We are all fed up with COVID-19. It has dominated our work, it’s all we talk about (let’s be honest, it’s the only thing to talk about), it’s disrupted all our lives, and changed the way we can live our lives.
That is why Liverpool City Council invited the Department of Health and Social Care to work with it on the MassAsymptomatic Serial Testing (MAST) pilot.
It aims to find asymptomatic cases, particularly in high-risk settings, to help prevent and reduce transmission in the community, thereby helping the city get back to low levels of infections, and to as close to normal as possible.
“Health inequalities are widening, with the life expectancy gap… now standing at 13 years”
The pilot kicked off in early November and lasted for around a month. The Army helped administer new, rapid, ‘lateral flow’ tests – with a turnaround time of around an hour – alongside the more familiar PCR swab tests, which need to be processed at a lab and take a day or two.
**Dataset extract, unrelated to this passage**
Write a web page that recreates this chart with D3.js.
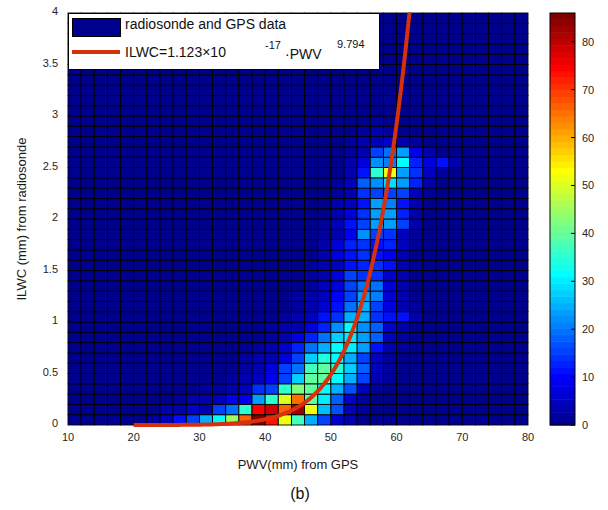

In addition, around 40,000 home testing kits were sent to people and communities unable to get to one of our many testing centres.
As first was going to press, more than 183,000 people have been tested, and ‘lateral flow’ tests have confirmed 866 positive cases of COVID-19.
We will be reviewing our whole experience and sharing our findings indue course, and the pilot is being fully evaluated.
The hard facts are that COVID-19 has already had a devastating impact on Liverpool. Between 1 January and 31 July, there were 623 more deaths than in the same period last year, caused almost entirely by COVID-19 (536 recorded deaths).
Health inequalities are widening, with the life-expectancy gap between the highest and lowest electoral ward now standing at 13 years. Out of our 30 wards, 28 have seen a reduction in life expectancy, with eight seeing a decrease of more than four years.
There will also be a long-term impact on health if we don’t try to contain the virus as quickly as possible.
We will see delays to diagnosis and treatment for serious diseases, such as cancer; a deterioration in our physical health caused by deteriorating mental wellbeing; there is likely to be a rise in alcohol dependency and substance misuse; and we don’t know what the impact of ‘long covid’ will be, or the economic impact of COVID-19.
So, the work we have been doing over the past few weeks could be a game-changing moment for our city. We are exploring SMART testing (systematic, meaningful, asymptomatic, repeated testing), which would provide ‘test to release’ and ‘test to enable’ opportunities.
It could mean that, in specific situations, people who are contacts of a positive case get released from their quarantine period earlier. This could, for example, relate to emergency services personnel and other frontline key workers.
We are also exploring the opportunities to allow greater freedoms and flexibilities around care home visiting initially, and potentially expanding this to weddings, funerals, and wider commercial or night-time economy events.
This could lead to a shift from people getting a negative outcome as a result of a positive test, to getting a positive outcome as a result of a negative test.
All of this is learning we are keen to pass on to other places, to help get life back to something approaching normal as soon as possible.